Lenka Zdeborová: Towards Understanding of Scaling, Emergence and Transformers

Lenka Zdeborová

Lenka ZdeborováLenka Zdeborová is a Professor of Physics and of Computer Science in École Polytechnique Fédérale de Lausanne where she leads the Statistical Physics of Computation Laboratory. She received a PhD in physics from University Paris-Sud and from Charles University in Prague in 2008. She spent two years in the Los Alamos National Laboratory as the Director’s Postdoctoral Fellow. Between 2010 and 2020 she was a researcher at CNRS working in the Institute of Theoretical Physics in CEA Saclay, France. In 2014, she was awarded the CNRS bronze medal, in 2016 Philippe Meyer prize in theoretical physics and an ERC Starting Grant, in 2018 the Irène Joliot-Curie prize, in 2021 the Gibbs lectureship of AMS. She is an editorial board member for Journal of Physics A, Physical Review E, Physical Review X, SIMODS, Machine Learning: Science and Technology, and Information and Inference. Lenka’s expertise is in applications of concepts from statistical physics, such as advanced mean field methods, replica method and related message-passing algorithms, to problems in machine learning, signal processing, inference and optimization. She enjoys erasing the boundaries between theoretical physics, mathematics and computer science.

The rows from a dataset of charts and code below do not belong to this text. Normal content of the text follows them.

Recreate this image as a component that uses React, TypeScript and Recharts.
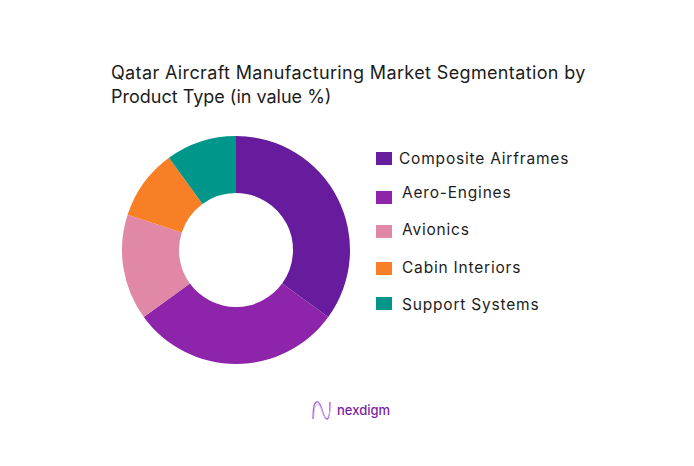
import React from 'react'
import { PieChart, Pie, Cell, Legend } from 'recharts'

const categories = ['Composite Airframes', 'Aero-Engines', 'Avionics', 'Cabin Interiors', 'Support Systems']
const shares = [35, 30, 15, 10, 10]
const colors = ['#661c9c', '#8e24aa', '#e088a5', '#f97f26', '#00978a']
const titleLines = ['Qatar Aircraft Manufacturing Market Segmentation by', 'Product Type (in value %)']
const titleSpacing = [0.36, 0]

const data = categories.map((name, i) => ({ name, value: shares[i] }))

// the legend in the source is hand placed, rows are not quite even
const swatchTop = [152, 191, 225, 262, 297]
const labelTop = [149, 183, 220, 258, 295]
const labelLeft = [399, 402, 402, 402, 402]

const font = 'Inter, sans-serif'

const LegendRows = () => (
  <div>
    {categories.map((name, i) => (
      <React.Fragment key={name}>
        <div style={{ position: 'absolute', left: 376, top: swatchTop[i], width: 16, height: 13, background: colors[i] }} />
        <div style={{ position: 'absolute', left: labelLeft[i], top: labelTop[i], fontSize: 15.5, lineHeight: '20px', letterSpacing: 0.8, color: '#1c1c1c', whiteSpace: 'nowrap' }}>
          {name}
        </div>
      </React.Fragment>
    ))}
  </div>
)

const App = () => {
  return (
    <div style={{ position: 'absolute', left: 0, top: 0, width: 694, height: 466, background: '#fff', fontFamily: font, overflow: 'hidden' }}>
      {titleLines.map((line, i) => (
        <div key={line} style={{ position: 'absolute', left: 111, top: 61 + i * 24, fontSize: 18, lineHeight: '24px', letterSpacing: titleSpacing[i], color: '#1c1c1c', whiteSpace: 'nowrap' }}>
          {line}
        </div>
      ))}
      <PieChart width={694} height={466} margin={{ top: 0, right: 0, bottom: 0, left: 0 }} style={{ position: 'absolute', left: 0, top: 0 }}>
        <Pie
          data={data}
          dataKey="value"
          nameKey="name"
          cx={236}
          cy={250}
          innerRadius={57}
          outerRadius={114}
          startAngle={90}
          endAngle={-270}
          stroke="none"
          isAnimationActive={false}
        >
          {data.map((d, i) => (
            <Cell key={d.name} fill={colors[i]} />
          ))}
        </Pie>
        <Legend content={LegendRows} wrapperStyle={{ left: 0, top: 0, bottom: 'auto', width: 694 }} />
      </PieChart>
      <svg width={22} height={24} viewBox="0 0 22 24" style={{ position: 'absolute', left: 311, top: 399 }}>
        <path d="M2 20 C2 6 4 2 7 3 C11 5 12 20 16 20 C18 20 19 14 19 3" fill="none" stroke="#a35fd6" strokeWidth={1.3} />
        <path d="M3 18 C3 8 5 4 8 6 C11 9 12 18 15 19 C18 19 19 12 20 6" fill="none" stroke="#d9b8ee" strokeWidth={1} />
      </svg>
      <div style={{ position: 'absolute', left: 337, top: 402, fontSize: 13, lineHeight: '17px', fontWeight: 500, color: '#7b1fa2' }}>nexdigm</div>
    </div>
  )
}

export default App
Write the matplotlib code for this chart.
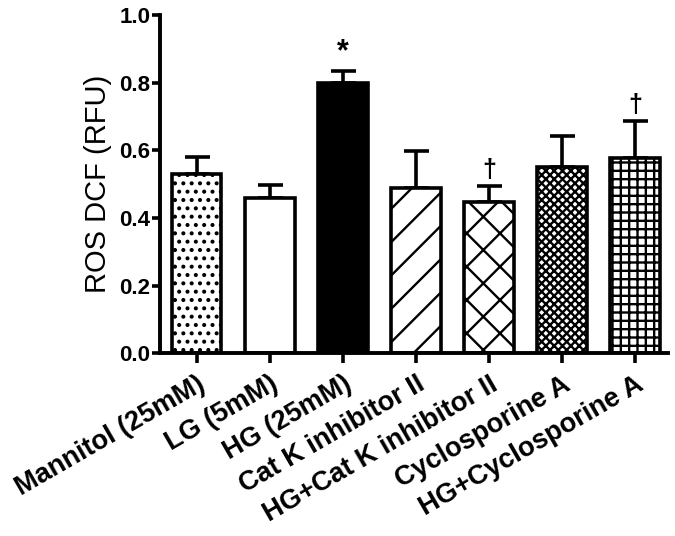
import matplotlib.pyplot as plt
import numpy as np

plt.rcParams['font.family'] = ['Liberation Sans', 'DejaVu Sans']
plt.rcParams['hatch.linewidth'] = 1.7

groups = ['Mannitol (25mM)', 'LG (5mM)', 'HG (25mM)', 'Cat K inhibitor II',
          'HG+Cat K inhibitor II', 'Cyclosporine A', 'HG+Cyclosporine A']
means = [0.53, 0.458, 0.80, 0.488, 0.447, 0.55, 0.577]
sems = [0.05, 0.039, 0.035, 0.11, 0.047, 0.092, 0.109]
marks = ['', '', '*', '', '\u2020', '', '\u2020']

fills = ['white', 'white', 'black', 'white', 'white', 'white', 'white']
hatches = ['..', '', '', '/', 'x', 'xxxx', '++']

fig = plt.figure(figsize=(6.75, 5.36), dpi=100)
ax = fig.add_axes([0.237, 0.341, 0.753, 0.631])

x = np.arange(len(groups))
bars = ax.bar(x, means, width=0.68, color=fills, edgecolor='black',
              linewidth=2.6, zorder=2)
for b, h in zip(bars, hatches):
    b.set_hatch(h)

ax.errorbar(x, means, yerr=[np.zeros(len(sems)), sems], fmt='none',
            ecolor='black', elinewidth=2.6, capsize=9, capthick=2.6, zorder=1)

for xi, m, s, t in zip(x, means, sems, marks):
    if t:
        ax.text(xi, m + s + 0.012, t, ha='center', va='bottom',
                fontsize=22 if t == '*' else 18, fontweight='bold')

ax.set_xlim(-0.5, 6.45)
ax.set_ylim(0, 1.0)
ax.set_yticks([0.0, 0.2, 0.4, 0.6, 0.8, 1.0])
ax.set_yticklabels(['0.0', '0.2', '0.4', '0.6', '0.8', '1.0'],
                   fontsize=16, fontweight='bold')
ax.set_xticks(x)
ax.set_xticklabels(groups, rotation=30, ha='right', va='top',
                   rotation_mode='anchor', fontsize=19.5, fontweight='bold')
ax.set_ylabel('ROS DCF (RFU)', fontsize=21, labelpad=5)

for side in ['top', 'right']:
    ax.spines[side].set_visible(False)
for side in ['left', 'bottom']:
    ax.spines[side].set_linewidth(2.8)
ax.tick_params(axis='both', width=2.6)
ax.tick_params(axis='y', length=6, pad=1)
ax.tick_params(axis='x', length=7, pad=6)

fig.savefig('out.png', dpi=100)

Towards Understanding of Scaling, Emergence and Transformers

For over four decades, statistical physics has studied exactly solvable models of artificial neural networks. In this talk, we will explore how these models offer insights into deep learning and large language models. Specifically, we will examine a research strategy that trades distributional assumptions about data for precise control over learning behavior in high-dimensional settings. We will discuss several types of phase transitions that emerge in this limit, particularly as a function of data quantity. In particular, we will highlight how discontinuous phase transitions are linked to algorithmic hardness, impacting the behavior of gradient-based learning algorithms. Finally, we will cover recent progress in learning from sequences and advances in understanding generalization in modern architectures, including the role of dot-product attention layers in transformers.

Her talk takes place on Tuesday, May 20, 2025 at 13:00 in E112.